Die Gimel-Welt. Wie man Objekte zum Sprechen bringt
Kunsthaus Graz
Kunsthaus Graz
For this exhibition, the cosmos of Antje Majewski’s ‘Gimel World’ – an imaginary world where everything is possible – comprised a total of seven objects, most of them acquired by the artist on her travels: from an exotic plant called Buddha’s hand and a chunk of meteorite from China to an obscure Osage orange fruit from Oklahoma and a white stone from her grandmother’s house. They formed the basis for the exhibition ‘The World of Gimel. How To Make Objects Talk’ co-curated by Majewski and Kunsthaus Graz curator Adam Budak to mark the bicentenary of the Universalmuseum Joanneum, a vast museal complex which includes the Kunsthaus.
The result of two years of research and preparation, ‘The World of Gimel’ was not a classical group show but more like the artist’s own private museum. It examined the circulation, classification and discursivity of objects, as well as the possibility of rethinking the organization of knowledge between artistic research, myth creation and fields studies. As the artist Issa Samb says in La coquille. Conversation entre Issa Samb et Antje Majewski. Dakar 2010 (The cockle. Conversation between Issa Samb and Antje Majewski. Dakar 2010, 2010): ‘Every time a person moves an object from one place to another, he takes part in changing the world, the order of things.’
The exhibition started with a display of Majewski’s seven found items, followed by separate thematic rooms devoted to each one. The artist-curator focussed on the individual objects in a series of six large-format paintings which recall Surrealism: the items often appear enlarged many times over and mostly in interaction with human figures. In The Guardian Of All Things That Are The Case (2009), six of the objects are shown in a guarded museum vitrine – an encounter between a 19th-century museum and a baroque cabinet of curiosities, between the need for objective classification and personal systems of ordering.

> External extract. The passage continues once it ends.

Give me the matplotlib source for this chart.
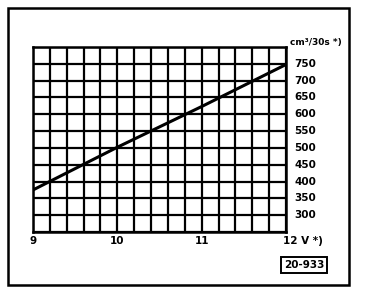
import numpy as np
import matplotlib
matplotlib.use("Agg")
import matplotlib.pyplot as plt
from matplotlib.patches import Rectangle

# Flow rate vs supply voltage
voltage = [9, 10, 11, 12]
flow = [375, 502, 623, 748]

y_labels = [300, 350, 400, 450, 500, 550, 600, 650, 700, 750]
x_labels = {9: "9", 10: "10", 11: "11", 12: "12 V *)"}
unit_label = "cm³/30s *)"
ref_code = "20-933"

plt.rcParams['font.family'] = ['Liberation Sans Narrow', 'DejaVu Sans']

fig = plt.figure(figsize=(3.68, 2.94), dpi=100)
W, H = 368, 294

# outer frame of the scanned figure
fig.patches.append(Rectangle((8 / W, 1 - 285 / H), (349 - 8) / W, (285 - 8) / H,
                             transform=fig.transFigure, fill=False,
                             edgecolor="black", linewidth=1.8))

ax = fig.add_axes([33 / W, 1 - 232 / H, (286 - 33) / W, (232 - 47) / H])
ax.set_xlim(9, 12)
ax.set_ylim(250, 800)

ax.set_xticks(np.arange(9, 12.01, 0.2))
ax.set_yticks(np.arange(250, 800.1, 50))
ax.grid(True, color="black", linewidth=1.6)
ax.tick_params(length=0, labelbottom=False, labelleft=False)
for s in ax.spines.values():
    s.set_linewidth(1.8)

ax.plot(voltage, flow, color="black", linewidth=2.2, zorder=3)

for v in y_labels:
    ax.text(12.1, v, str(v), ha="left", va="center", fontsize=7.5,
            fontweight="bold", clip_on=False)
ax.text(12.05, 800, unit_label, ha="left", va="bottom", fontsize=6.5,
        fontweight="bold", clip_on=False)
for v, lab in x_labels.items():
    ax.text(v - (0.03 if v == 12 else 0), 238, lab,
            ha="center" if v < 12 else "left", va="top",
            fontsize=7.5, fontweight="bold", clip_on=False)

fig.text(304 / W, 1 - 265 / H, ref_code, ha="center", va="center",
         fontsize=7.5, fontweight="bold",
         bbox=dict(boxstyle="square,pad=0.25", facecolor="white",
                   edgecolor="black", linewidth=1.4))

fig.savefig("out.png", dpi=100)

The show was marked not only by the found objects’ geographical and visual shifts but also by references to their involvement in Majewski’s past projects and collaborative works. Mame N’Dyaré (2011), Majewski’s painting of a naked woman looking into a huge seashell, was made for a joint exhibition with Juliane Solmsdorf at Galerie Töplitz in Potsdam entitled ‘Eyland’ (2011). That show also featured Solmsdorf’s Knie (Knee, 2010), an imprint of the artist’s knee, which was included in a ‘Gimel World’ room dedicated to shells. The shell motif appeared multiply in Mathilde Rosier’s Shells and Shoes Collection (2008) – a gigantic object made of painted cardboard behind a screen – while Marcel Duchamp’s Coin de chasteté (Wedge of Chastity, 1954/63) referred to its sexual symbolism.
‘Gimel’ is the third letter of Semitic alphabets but was understood as a symbol for the universal. The word is also derived from the Hebrew ‘gamal’, which can mean ‘to give’. It denotes the circulation of Majewski’s objects while recurring throughout the exhibition in relation to gestures of generosity and bestowing gifts. ‘A whole world can pass through an open hand,’ says the filmmaker and occasional tarot card reader Alejandro Jodorowsky in Majewski’s video La main qui donne (The Hand That Gives, 2010). Another of her videos – La pierre, la boule, les yeux. Conversation entre El Hadji Sy et Antje Majewski. Dakar 2010 (The stone, the ball, the eyes. Conversation between El Hadji Sy and Antje Majewski. Dakar 2010, 2010) – shows El Hadji Sy, a member of the Huit Facettes artists’ collective, presenting Majewski with a gold-painted block of metal which was also included in the exhibition under the title Lingot d’or (Gold Ingot, undated). These video interviews allowed Majewski to examine her Gimel objects in dialogue and within different cultural frameworks.
The exhibition was coherent in its specific logic, which relied upon an associative
flow of knowledge between objects, individuals and the world. Besides Majewski’s paintings, the selected works related formally, thematically or via personal association to the found objects and – in the sense of the exhibition’s subtitle, giving a voice to otherwise mute things – successfully expressed their polyphony.